'Narrow scope produces better findings - Telling the model "Find vulnerabilities in this repository" makes it wander. Telling it "Look for command injection in this specific function, with this trust boundary above it, here's the architecture document and here's prior coverage of this area" makes it do something much closer to what a researcher would actually do.'

So what, we take every function and every vulnerability type and just run the agents millions of times?

I would expect Mythos to be able to find vulnerabilities without pointing it out for him, otherwise it's no better from other agents.

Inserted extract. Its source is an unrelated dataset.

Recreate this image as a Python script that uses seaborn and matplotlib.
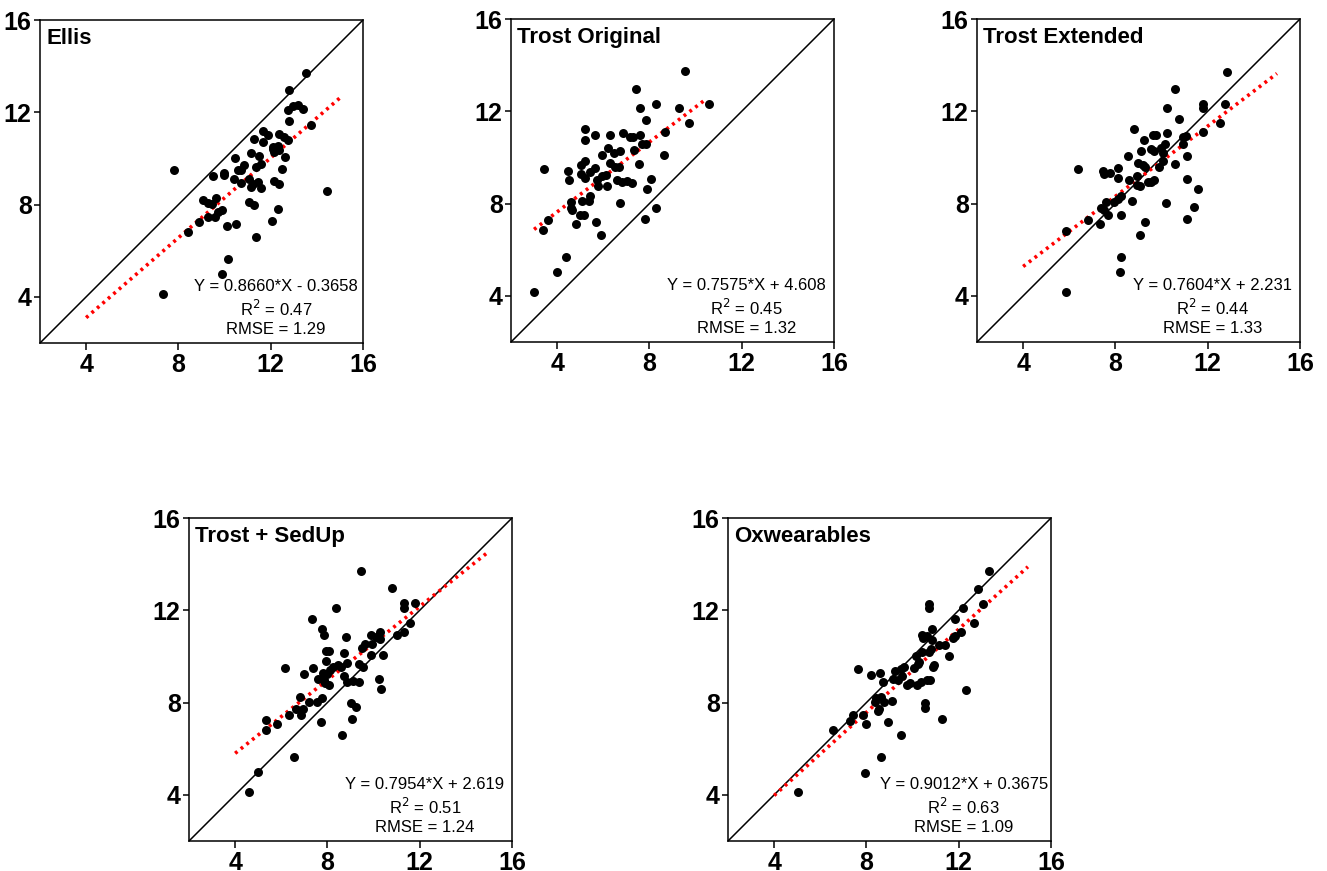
import matplotlib
matplotlib.use('Agg')
import matplotlib.pyplot as plt
import seaborn as sns
import numpy as np

# ── data ─────────────────────────────────────────────────────────────────────
ELLIS_X = [13.52, 12.80, 12.95, 13.20, 13.38, 12.77, 13.75, 12.80, 11.65, 11.87,
           11.29, 11.65, 12.37, 12.59, 12.73, 12.08, 12.30, 12.15, 12.34, 12.10,
           12.61, 11.15, 11.48, 10.47, 10.86, 10.57, 10.71, 11.36, 11.58, 12.51,
           9.49, 9.99, 9.99, 10.42, 10.71, 11.07, 11.22, 11.43, 11.58, 11.15,
           12.15, 12.37, 7.80, 14.46, 9.06, 9.28, 9.46, 9.63, 11.07, 11.29,
           9.28, 9.57, 9.71, 9.89, 12.30, 8.91, 10.11, 10.50, 12.05, 8.41,
           11.36, 10.14, 9.88, 7.33]
ELLIS_Y = [13.71, 12.95, 12.28, 12.31, 12.13, 12.08, 11.45, 11.61, 11.17, 11.00,
           10.86, 10.71, 11.05, 10.93, 10.81, 10.50, 10.54, 10.28, 10.35, 10.40,
           10.05, 10.24, 10.12, 10.04, 9.73, 9.49, 9.49, 9.63, 9.78, 9.53,
           9.23, 9.37, 9.27, 9.13, 8.94, 9.13, 8.87, 8.99, 8.70, 8.77,
           9.01, 8.87, 9.48, 8.57, 8.19, 8.05, 8.02, 8.27, 8.09, 7.98,
           7.47, 7.47, 7.66, 7.76, 7.79, 7.23, 7.07, 7.16, 7.29, 6.80,
           6.58, 5.66, 4.98, 4.13]

TROST_ORIG_X = [9.54, 7.40, 8.30, 10.57, 9.30, 7.61, 7.87, 9.70, 5.19, 8.68,
                5.65, 6.31, 6.85, 7.58, 7.17, 7.30, 5.19, 7.68, 7.87, 7.31,
                6.20, 6.72, 6.46, 5.95, 8.61, 6.31, 7.56, 5.19, 5.04, 5.65,
                6.50, 6.68, 3.45, 4.47, 5.41, 5.05, 5.19, 5.73, 5.95, 6.10,
                4.53, 6.60, 6.82, 7.04, 7.23, 8.08, 5.78, 6.17, 7.91, 5.44,
                5.37, 5.08, 4.61, 6.71, 8.30, 4.61, 4.64, 5.01, 5.18, 3.60,
                5.67, 4.80, 7.81, 3.38, 5.89, 4.40, 4.00, 2.99]
TROST_ORIG_Y = [13.73, 12.98, 12.33, 12.33, 12.15, 12.15, 11.64, 11.48, 11.25, 11.11,
                10.99, 10.99, 11.08, 10.99, 10.87, 10.87, 10.76, 10.60, 10.60, 10.32,
                10.39, 10.28, 10.18, 10.09, 10.09, 9.77, 9.71, 9.84, 9.67, 9.55,
                9.60, 9.60, 9.51, 9.42, 9.36, 9.30, 9.09, 9.04, 9.19, 9.22,
                9.04, 9.00, 8.93, 8.97, 8.90, 9.06, 8.75, 8.78, 8.61, 8.32,
                8.10, 8.13, 8.07, 8.03, 7.82, 7.81, 7.71, 7.52, 7.49, 7.27,
                7.20, 7.11, 7.34, 6.84, 6.62, 5.67, 5.02, 4.16]

TROST_EXT_X = [12.84, 10.60, 11.79, 12.76, 11.79, 10.23, 10.75, 12.52, 8.79, 11.79,
               10.24, 9.62, 9.78, 9.25, 10.92, 11.05, 10.17, 10.92, 9.54, 9.66,
               9.11, 9.98, 8.56, 11.10, 10.05, 10.05, 10.59, 8.96, 9.18, 9.30,
               9.91, 6.37, 7.44, 8.09, 7.51, 7.77, 8.12, 8.57, 8.93, 9.08,
               9.40, 9.54, 9.69, 8.92, 11.10, 11.60, 8.24, 8.09, 7.61, 8.72,
               10.21, 7.95, 7.37, 7.51, 7.69, 8.24, 11.39, 6.79, 7.32, 9.27,
               11.12, 5.86, 9.05, 8.25, 8.18, 5.86]
TROST_EXT_Y = [13.72, 12.97, 12.31, 12.31, 12.14, 12.14, 11.65, 11.49, 11.24, 11.11,
               11.07, 10.98, 10.99, 10.76, 10.88, 10.95, 10.60, 10.60, 10.37, 10.27,
               10.30, 10.41, 10.08, 10.08, 10.20, 9.83, 9.72, 9.76, 9.66, 9.57,
               9.57, 9.50, 9.43, 9.54, 9.27, 9.34, 9.09, 9.04, 9.20, 8.78,
               8.92, 8.92, 9.04, 8.82, 9.07, 8.62, 8.31, 8.19, 8.08, 8.12,
               8.02, 8.05, 7.80, 7.70, 7.51, 7.51, 7.83, 7.27, 7.12, 7.21,
               7.34, 6.83, 6.63, 5.70, 5.02, 4.18]

SEDUP_X = [9.46, 10.82, 11.34, 11.78, 11.30, 8.36, 7.32, 11.59, 7.76, 11.30,
           11.02, 7.84, 8.80, 9.88, 10.26, 10.10, 10.26, 9.64, 9.93, 9.52,
           7.93, 8.05, 8.70, 9.91, 10.39, 7.94, 8.84, 9.35, 9.56, 6.17,
           7.36, 8.23, 8.44, 8.58, 7.00, 7.79, 7.97, 8.12, 7.61, 7.83,
           7.90, 8.05, 8.70, 8.84, 9.09, 9.35, 10.22, 10.33, 6.80, 7.22,
           7.54, 7.76, 9.03, 9.23, 6.63, 6.96, 6.32, 6.86, 5.33, 5.83,
           7.73, 9.06, 5.33, 8.62, 6.53, 4.98, 4.62]
SEDUP_Y = [13.72, 12.95, 12.30, 12.30, 12.12, 12.12, 11.62, 11.46, 11.21, 11.07,
           10.95, 10.95, 10.84, 10.95, 11.05, 10.85, 10.75, 10.56, 10.53, 10.35,
           10.23, 10.24, 10.13, 10.06, 10.06, 9.80, 9.72, 9.67, 9.55, 9.48,
           9.52, 9.55, 9.62, 9.55, 9.22, 9.30, 9.26, 9.41, 9.04, 9.00,
           8.83, 8.75, 9.16, 8.90, 8.94, 8.87, 9.03, 8.58, 8.25, 8.03,
           8.03, 8.18, 8.00, 7.79, 7.70, 7.74, 7.48, 7.48, 7.24, 7.06,
           7.16, 7.29, 6.80, 6.58, 5.64, 4.97, 4.13]

OXW_X = [13.33, 12.82, 10.73, 13.07, 10.73, 12.17, 11.86, 12.65, 10.85, 12.12,
         11.86, 11.74, 10.41, 10.44, 10.63, 10.83, 11.16, 11.42, 10.80, 10.41,
         10.70, 10.15, 11.57, 10.23, 10.30, 10.08, 10.92, 10.88, 7.63, 9.65,
         9.48, 9.26, 8.58, 8.21, 9.53, 9.14, 9.36, 8.71, 9.91, 9.75,
         10.20, 10.37, 10.63, 10.76, 12.32, 8.42, 8.61, 8.38, 8.75, 9.10,
         10.54, 8.54, 8.48, 10.52, 7.85, 7.41, 7.30, 8.00, 8.93, 11.28,
         6.55, 9.52, 8.65, 7.95, 5.03]
OXW_Y = [13.69, 12.93, 12.28, 12.28, 12.10, 12.10, 11.61, 11.44, 11.19, 11.05,
         10.90, 10.80, 10.95, 10.80, 10.90, 10.72, 10.51, 10.51, 10.33, 10.18,
         10.18, 10.04, 10.04, 9.68, 9.75, 9.50, 9.65, 9.53, 9.46, 9.53,
         9.46, 9.39, 9.27, 9.20, 9.14, 9.03, 8.98, 8.91, 8.84, 8.74,
         8.74, 8.88, 9.00, 9.00, 8.55, 8.19, 8.24, 8.02, 8.02, 8.06,
         7.98, 7.73, 7.63, 7.77, 7.44, 7.47, 7.22, 7.08, 7.15, 7.28,
         6.79, 6.58, 5.64, 4.96, 4.12]

TITLES = ['Ellis', 'Trost Original', 'Trost Extended', 'Trost + SedUp', 'Oxwearables']
SLOPES = [0.8660, 0.7575, 0.7604, 0.7954, 0.9012]
INTERCEPTS = [-0.3658, 4.608, 2.231, 2.619, 0.3675]
EQUATIONS = ['Y = 0.8660*X - 0.3658', 'Y = 0.7575*X + 4.608', 'Y = 0.7604*X + 2.231',
             'Y = 0.7954*X + 2.619', 'Y = 0.9012*X + 0.3675']
R2 = ['0.47', '0.45', '0.44', '0.51', '0.63']
RMSE = ['1.29', '1.32', '1.33', '1.24', '1.09']
FIT_RANGES = [(4, 15), (3, 10.45), (4, 15), (4, 15), (4, 15)]
TICKS = [4, 8, 12, 16]

PANELS = [(ELLIS_X, ELLIS_Y), (TROST_ORIG_X, TROST_ORIG_Y), (TROST_EXT_X, TROST_EXT_Y),
          (SEDUP_X, SEDUP_Y), (OXW_X, OXW_Y)]

# axes rectangles (left, bottom) in reference pixels
W, H = 1327, 871
RECTS = [(40, 343), (511, 342), (977, 342), (189, 841), (728, 841)]

sns.set_style('ticks')
plt.rcParams['font.family'] = ['Liberation Sans', 'DejaVu Sans']
plt.rcParams.update({'text.color': 'black', 'axes.edgecolor': 'black',
                     'xtick.color': 'black', 'ytick.color': 'black',
                     'axes.labelcolor': 'black'})

fig = plt.figure(figsize=(13.27, 8.71), dpi=100)

for i, ((xs, ys), (left, bottom)) in enumerate(zip(PANELS, RECTS)):
    ax = fig.add_axes([left / W, (H - bottom) / H, 323 / W, 323 / H])

    # identity line
    ax.plot([2, 16], [2, 16], color='black', lw=1.1, zorder=1)

    # regression line
    x0, x1 = FIT_RANGES[i]
    fx = np.array([x0, x1])
    ax.plot(fx, SLOPES[i] * fx + INTERCEPTS[i], color='#ff0000', lw=2.6,
            linestyle=(0, (0.8, 1.2)), zorder=2)

    sns.scatterplot(x=xs, y=ys, ax=ax, color='black', s=42, linewidth=0, zorder=3)

    ax.set_xlim(2, 16)
    ax.set_ylim(2, 16)
    ax.set_xticks(TICKS)
    ax.set_yticks(TICKS)
    for lab in ax.get_xticklabels() + ax.get_yticklabels():
        lab.set_fontweight('bold')
        lab.set_fontsize(18)
    ax.tick_params(axis='x', length=5, width=1.1, pad=2)
    ax.tick_params(axis='y', length=4, width=1.1, pad=2)
    for sp in ax.spines.values():
        sp.set_linewidth(1.1)
        sp.set_visible(True)

    ax.text(0.02, 0.975, TITLES[i], transform=ax.transAxes, ha='left', va='top',
            fontsize=16, fontweight='bold')
    ax.text(0.73, 0.02, f'{EQUATIONS[i]}\nR$^2$ = {R2[i]}\nRMSE = {RMSE[i]}',
            transform=ax.transAxes, ha='center', va='bottom', multialignment='center',
            fontsize=12, linespacing=1.25)

plt.savefig('out.png', dpi=100)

It's just has a better harness.

> So what, we take every function and every vulnerability type and just run the agents millions of times?

Yes.

We build a skill where a coordinator AI enumerates all possible vulnerability types and all functions, then launches parallel max effort Mythos agents against all vulnerability x function pairs.

I've been doing something like this with Opus already. General code review. Enumerated dimensions like correctness, security, maintainability, etc. Asked the coordinator AI to explore the code and autodiscover subsystem boundaries. Then it runs an absurd amount of dimension x subsystem review agents.

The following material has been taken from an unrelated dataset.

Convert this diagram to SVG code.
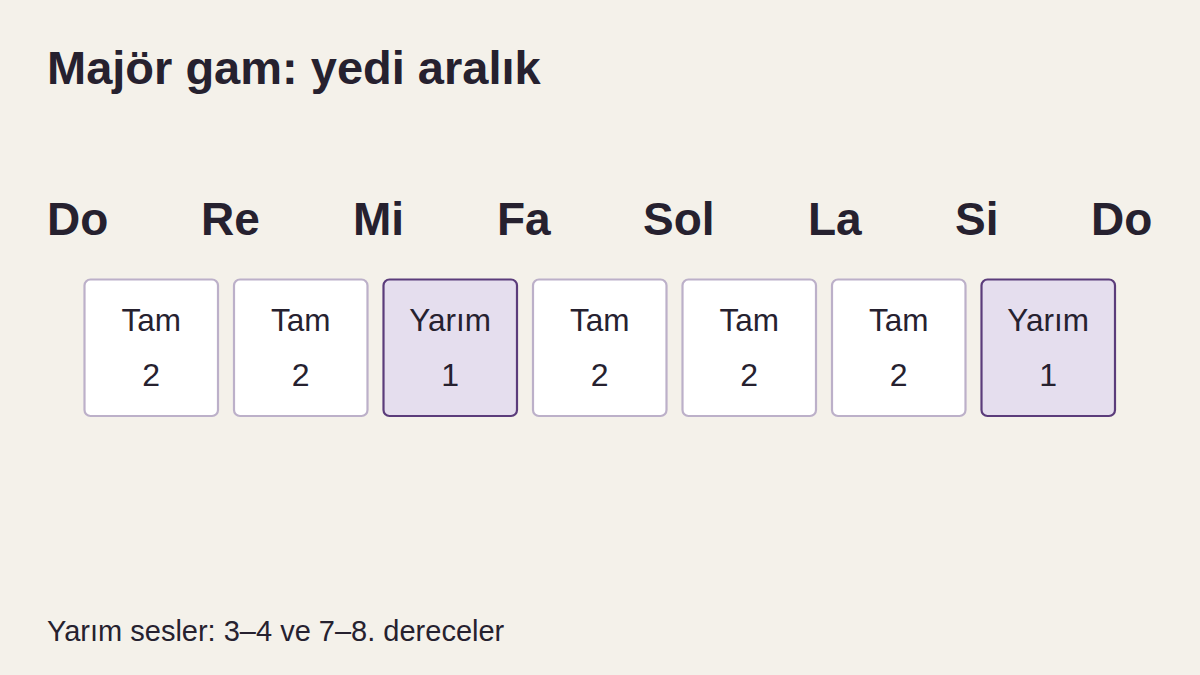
<svg xmlns="http://www.w3.org/2000/svg" width="1200" height="675" viewBox="0 0 1200 675">
<style>
text{font-family:"Liberation Sans",Arial,Helvetica,sans-serif;fill:#26212f}
.title{font-size:47px;font-weight:bold}
.note{font-size:46px;font-weight:bold}
.box{fill:#ffffff;stroke:#bcb0c9;stroke-width:2.2}
.half{fill:#e5deee;stroke:#5b3c7b;stroke-width:2.2}
.lbl{font-size:31.5px;text-anchor:middle}
.num{font-size:32px;text-anchor:middle}
.foot{font-size:29px}
</style>
<rect width="1200" height="675" fill="#f4f1ea"/>
<text class="title" x="47" y="84">Majör gam: yedi aralık</text>
<g id="notes">
<text class="note" x="47" y="235">Do</text>
<text class="note" x="201" y="235">Re</text>
<text class="note" x="353" y="235">Mi</text>
<text class="note" x="497" y="235">Fa</text>
<text class="note" x="643" y="235">Sol</text>
<text class="note" x="808" y="235">La</text>
<text class="note" x="955" y="235">Si</text>
<text class="note" x="1091" y="235">Do</text>
</g>
<g id="connectors"></g>
<g id="step1"><rect class="box" x="84.5" y="279.5" width="133.5" height="136.5" rx="6"/><text class="lbl" x="151.2" y="330.5">Tam</text><text class="num" x="151.2" y="386">2</text></g>
<g id="step2"><rect class="box" x="234" y="279.5" width="133.5" height="136.5" rx="6"/><text class="lbl" x="300.7" y="330.5">Tam</text><text class="num" x="300.7" y="386">2</text></g>
<g id="step3"><rect class="half" x="383.5" y="279.5" width="133.5" height="136.5" rx="6"/><text class="lbl" x="450.2" y="330.5">Yarım</text><text class="num" x="450.2" y="386">1</text></g>
<g id="step4"><rect class="box" x="533" y="279.5" width="133.5" height="136.5" rx="6"/><text class="lbl" x="599.7" y="330.5">Tam</text><text class="num" x="599.7" y="386">2</text></g>
<g id="step5"><rect class="box" x="682.5" y="279.5" width="133.5" height="136.5" rx="6"/><text class="lbl" x="749.2" y="330.5">Tam</text><text class="num" x="749.2" y="386">2</text></g>
<g id="step6"><rect class="box" x="832" y="279.5" width="133.5" height="136.5" rx="6"/><text class="lbl" x="898.7" y="330.5">Tam</text><text class="num" x="898.7" y="386">2</text></g>
<g id="step7"><rect class="half" x="981.5" y="279.5" width="133.5" height="136.5" rx="6"/><text class="lbl" x="1048.2" y="330.5">Yarım</text><text class="num" x="1048.2" y="386">1</text></g>
<text class="foot" x="47" y="641">Yarım sesler: 3–4 ve 7–8. dereceler</text>
</svg>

It burns a lot of tokens and takes me like three days to complete a review session, but the results have been excellent so far. The resulting TODO list will keep me occupied for quite a while.

I can only imagine what these corporations with unlimited money are doing. Poor me can't afford API prices so I had to not only limit scope but also design a filesystem-like journaling mechanism for the agents in order to deal with the rate limit interruptions. I'm sure Cloudflare is not gonna have that problem.

This matches with what Nicholas Carlini from Anthropic said a the [un]prompted conference - https://www.youtube.com/watch?v=1sd26pWhfmg. Very worth watching.

I think the idea here is you give the Hunters (stage 2) a narrower scope, but have a parent agent responsible for dividing up the full search space (stage 1).

And note that Hunt tasks can be queued from previous Trace tasks, ie you find a vuln in one layer, so you queue a hunt for corresponding vulns in the layers that could exploit your first finding.

I'm still waiting something more specific or groundbreaking too. Feels like a lot of noise with just the goal to get people to talk about it. And now I realize I am talking about it and about nothing at the same time. Just fugazzi.

Yeah this whole post reads like Anthropic said “make sure you say how awesome Mythos is” but really what they’re saying is that it’s just a better harness.

Who is him?

Raised an eyebrow for me too. It’s interesting to see people subconsciously (?) assign a gender (him/her) to LLMs rather than using the appropriate “it.”